The Pentagon must go out of its way to discuss publicly the ways in which wants to develop and use its new weapons by engaging the media, NGOs, and lawmakers in developing the Concepts of Operations (CONOPS) that will govern their use. Once again, this is possible to do without revealing specific tactics that will provide an enemy with an edge.

Suggestion 2: Contractors

Businesses ranging from traditional defense contractors to technology companies and telecommunications giants must foster open and public discussion about the technologies they are developing and how they could be used most appropriately. This could be done via media engagement, participation in interdisciplinary conferences with the NGO and academic world, and even by reporting on possible military uses for technology through a mechanism modeled after the transparency reports being generated by some technology firms in response to mass government surveillance.

Suggestion 3: Congressional oversight

Lawmakers must take their role of oversight seriously in this arena, holding public hearings that challenge the Pentagon and defense industry instead of serving as a rubber stamp legislature handing over unlimited, unsupervised money for potentially world-changing projects.
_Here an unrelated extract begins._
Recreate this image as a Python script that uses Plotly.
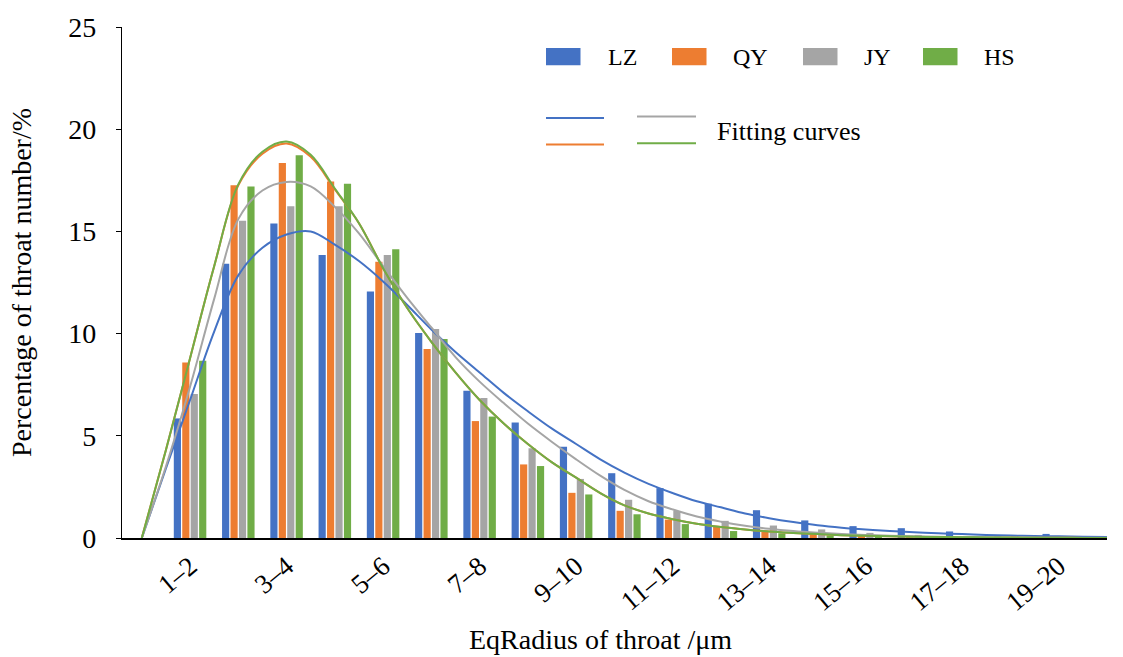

Laws and regulations governing the development and use of such weapons must be vigorously debated in the same vein as net neutrality or cybersecurity legislation. And Congress should certainly avoid the hurried and overlooked manner in which bills like the Patriot Act or FISA were passed.

Suggestion 4: NGOs

DOD, private businesses, and Congress much actively court privacy, technology, civil liberties, arms control, and other concerned NGOs, along with the academic community throughout the development of the new generation of weapons. All four groups must work together to foster a vision of how such technology should be developed. This should be done, in part, via public fora and events, designed to engage the media and public. Too many important events and discussions surrounding national security matters incorporate only the voices of the military and its weapons suppliers. Autonomous weapons are too critical to exclude or marginalize the perspectives of the NGO and academic world.

Suggestion 5: Arms control and monitoring regimes

As we have seen with nuclear weapons the previous class of world-changing arms that are often developed in total secrecy, domestic laws and international agreements aren’t always enough to limit the spread of incredibly potent weapons. An international regime designed to restrict or guide the development and use of autonomous super weapons may be needed to give teeth to whatever decisions result from a public debate about the use of such tools. Such regimes could be modeled on the Organisation for the Prohibition of Chemical Weapons or the nuclear non-proliferation treaty. While not perfect, these instruments have helped check the uncontrolled proliferation of weapons of mass destruction.

Suggestion 6: Media

Finally, the media must be engaged with all of the groups above. The media cannot abdicate its duty to cover, oversee, and challenge what is said and done by all entities involved in the development of new weapons and the rules surrounding their use. Journalists covering military technology and policy must take extra care to lend a critical eye toward new weapons and their planned uses. At the same time, major outlets must be sure to give plenty of space and promotion to stories covering such issues. Avoiding media scrutiny is the first step toward these capabilities being developed in secret.

A future full of all of the technologies discussed above is all but inevitable. Such innovations will likely bring countless benefits to our society, but they also present significant risks. Putting serious thought into their development today may be far easier than trying to close the barn door in 25 or 50 years.